Nonetheless, given the sophistication of U.S. intelligence-gathering capabilities and its record of intercepting confidential communication among officials of allied governments, it is entirely possible that U.S. intelligence services are Canada’s source.

Other indications of U.S. involvement include recent statements by U.S. Secretary of State, Antony Blinken. When asked to respond to reports that the U.S. government was reluctant to take a side in this dispute, Blinken said that the Biden administration was “deeply concerned” about the allegations and that it wanted to see “accountability”. He added that “we have been consulting throughout very closely with our Canadian colleagues, and not just consulting, coordinating with them on this issue.”

Ultimately, I do not purport to know whether the Modi government is behind the killing of Nijjar. Given Modi’s disturbing human rights record – and particularly his government’s appalling treatment of Muslims – it is at least plausible that the Modi government is behind the murder of a Canadian whom it deemed to be a ‘terrorist’.

It is also plausible, however, that the Biden administration has cooked this whole mess up based upon nothing but innuendo and suspicion, and that it has done so in order to send a shot across Modi’s bow.

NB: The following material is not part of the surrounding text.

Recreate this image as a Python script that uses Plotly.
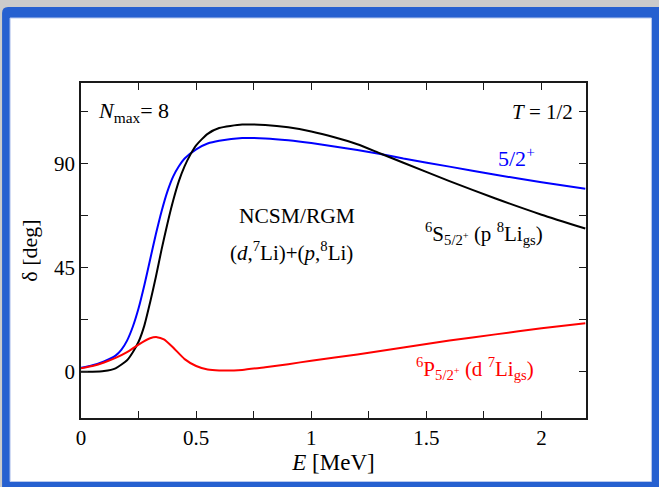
import plotly.graph_objects as go

# Phase shifts (deg) vs c.m. energy (MeV), NCSM/RGM (d,7Li)+(p,8Li), 5/2+ channel
E_s = [0.0, 0.05, 0.1, 0.15, 0.2, 0.225, 0.25, 0.275, 0.3, 0.325, 0.35, 0.375, 0.4,
       0.425, 0.45, 0.475, 0.5, 0.55, 0.6, 0.7, 0.8, 0.9, 1.0, 1.1, 1.2, 1.3, 1.4,
       1.6, 1.8, 2.0, 2.19]
delta_s = [0.0, 0.0, 0.3, 1.5, 5.0, 8.5, 13.0, 20.0, 30.0, 41.0, 53.0, 64.0, 74.0,
           82.5, 89.0, 94.0, 98.0, 103.0, 105.5, 107.0, 106.8, 105.8, 104.0, 101.5,
           98.5, 94.5, 90.5, 82.5, 75.0, 68.0, 62.0]

E_eig = [0.0, 0.05, 0.1, 0.15, 0.175, 0.2, 0.225, 0.25, 0.275, 0.3, 0.325, 0.35,
         0.375, 0.4, 0.425, 0.45, 0.5, 0.55, 0.6, 0.7, 0.8, 0.9, 1.0, 1.1, 1.2, 1.3,
         1.4, 1.6, 1.8, 2.0, 2.19]
delta_eig = [1.7, 2.8, 4.5, 7.0, 9.5, 13.5, 19.5, 27.5, 37.5, 48.5, 59.5, 69.5,
             78.0, 84.5, 89.0, 92.3, 96.3, 98.8, 100.0, 101.2, 101.0, 100.2, 99.0,
             97.5, 96.0, 94.3, 92.3, 88.8, 85.3, 82.0, 79.2]

E_p = [0.0, 0.05, 0.1, 0.15, 0.2, 0.25, 0.3, 0.33, 0.36, 0.4, 0.45, 0.5, 0.55, 0.6,
       0.7, 0.8, 0.9, 1.0, 1.2, 1.4, 1.6, 1.8, 2.0, 2.19]
delta_p = [1.5, 2.5, 4.0, 6.0, 8.5, 11.8, 14.5, 15.0, 14.0, 10.5, 5.5, 2.5, 1.0, 0.6,
           0.8, 2.0, 3.3, 4.8, 7.5, 10.5, 13.5, 16.2, 18.8, 21.0]

x_range = [0, 2.193]
y_range = [-20, 125]
x_ticks = [0, 0.5, 1, 1.5, 2]
x_ticklabels = ["0", "0.5", "1", "1.5", "2"]
y_ticks = [0, 45, 90]
y_ticklabels = ["0", "45", "90"]

W, H = 659, 487
ML, MR, MT, MB = 81, 72.5, 83, 69
PW, PH = W - ML - MR, H - MT - MB

SERIF = "Liberation Serif, Times New Roman, serif"
BLUE_FRAME = "#2660d0"


def px(x):
    return (x - ML) / PW


def py(y):
    return (H - MB - y) / PH


fig = go.Figure()
line_opts = dict(width=2, shape="spline", smoothing=0.6)
fig.add_trace(go.Scatter(x=E_eig, y=delta_eig, mode="lines", line=dict(line_opts, color="#0000ff")))
fig.add_trace(go.Scatter(x=E_s, y=delta_s, mode="lines", line=dict(line_opts, color="#000000")))
fig.add_trace(go.Scatter(x=E_p, y=delta_p, mode="lines", line=dict(line_opts, color="#ff0000")))

# slide frame: grey strip, blue border with rounded corner, white panel
r = 6
x0, y0, x1, y1 = 2, 7, W + 2, H + 2
path = (f"M {px(x0)},{py(y0 + r)} Q {px(x0)},{py(y0)} {px(x0 + r)},{py(y0)} "
        f"L {px(x1)},{py(y0)} L {px(x1)},{py(y1)} L {px(x0)},{py(y1)} Z")
shapes = [
    dict(type="path", xref="paper", yref="paper", path=path, fillcolor=BLUE_FRAME,
         line=dict(width=0), layer="below"),
    dict(type="rect", xref="paper", yref="paper", x0=px(10), x1=px(652), y0=py(18), y1=py(481.5),
         fillcolor="white", line=dict(color="#b8c8ee", width=1), layer="below"),
]

tf = dict(family=SERIF, size=21, color="black")
annotations = [
    dict(x=0.065, y=112.5, text="<i>N</i><sub>max</sub>= 8", xanchor="left", yanchor="middle",
         font=dict(family=SERIF, size=22, color="black")),
    dict(x=2.145, y=112.5, text="<i>T</i> = 1/2", xanchor="right", yanchor="middle"),
    dict(x=1.80, y=93.0, text="5/2<sup>+</sup>", xanchor="left", yanchor="middle",
         font=dict(family=SERIF, size=22, color="#0000ff")),
    dict(x=0.937, y=67.5, text="NCSM/RGM", xanchor="center", yanchor="middle",
         font=dict(family=SERIF, size=21.5, color="black")),
    dict(x=0.915, y=52.0, text="(<i>d</i>,<sup>7</sup>Li)+(<i>p</i>,<sup>8</sup>Li)",
         xanchor="center", yanchor="middle"),
    dict(x=1.485, y=60.0,
         text="<sup>6</sup>S<sub>5/2<sup>+</sup></sub> (p <sup>8</sup>Li<sub>gs</sub>)",
         xanchor="left", yanchor="middle", font=dict(family=SERIF, size=21, color="black")),
    dict(x=1.445, y=1.5,
         text="<sup>6</sup>P<sub>5/2<sup>+</sup></sub> (d <sup>7</sup>Li<sub>gs</sub>)",
         xanchor="left", yanchor="middle", font=dict(family=SERIF, size=21, color="#ff0000")),
]
for a in annotations:
    a.setdefault("font", tf)
    a.update(xref="x", yref="y", showarrow=False)

axis_common = dict(
    showgrid=False, zeroline=False, showline=True, linecolor="#1a1a1a", linewidth=1.5,
    mirror="ticks", ticks="inside", ticklen=7, tickwidth=1.2, tickcolor="#1a1a1a",
    tickfont=dict(family=SERIF, size=21, color="black"),
)

fig.update_layout(
    width=W, height=H,
    margin=dict(l=ML, r=MR, t=MT, b=MB, pad=0),
    paper_bgcolor="#cbcbcb", plot_bgcolor="white",
    showlegend=False,
    shapes=shapes, annotations=annotations,
    xaxis=dict(axis_common, range=x_range, tickmode="array", tickvals=x_ticks, ticktext=x_ticklabels,
               minor=dict(dtick=0.25, tick0=0, ticks="inside", ticklen=7, tickcolor="#1a1a1a", tickwidth=1.2),
               title=dict(text="<i>E</i> [MeV]", font=dict(family=SERIF, size=23, color="black"), standoff=4)),
    yaxis=dict(axis_common, range=y_range, tickmode="array", tickvals=y_ticks, ticktext=y_ticklabels,
               minor=dict(dtick=22.5, tick0=0, ticks="inside", ticklen=7, tickcolor="#1a1a1a", tickwidth=1.2),
               title=dict(text="δ [deg]", font=dict(family=SERIF, size=22, color="black"), standoff=10)),
)

fig.write_html("out.html")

In the circumstances, the sensible thing for Canadians to do is to withhold their judgment, and to wait for more evidence to emerge (assuming more evidence exists).

After all, if the sordid Meng affair taught us anything, it’s that the U.S. government will not hesitate to use Canada as a proxy to irritate its rivals – even when doing so causes severe damage to Canada’s relations with powerful states.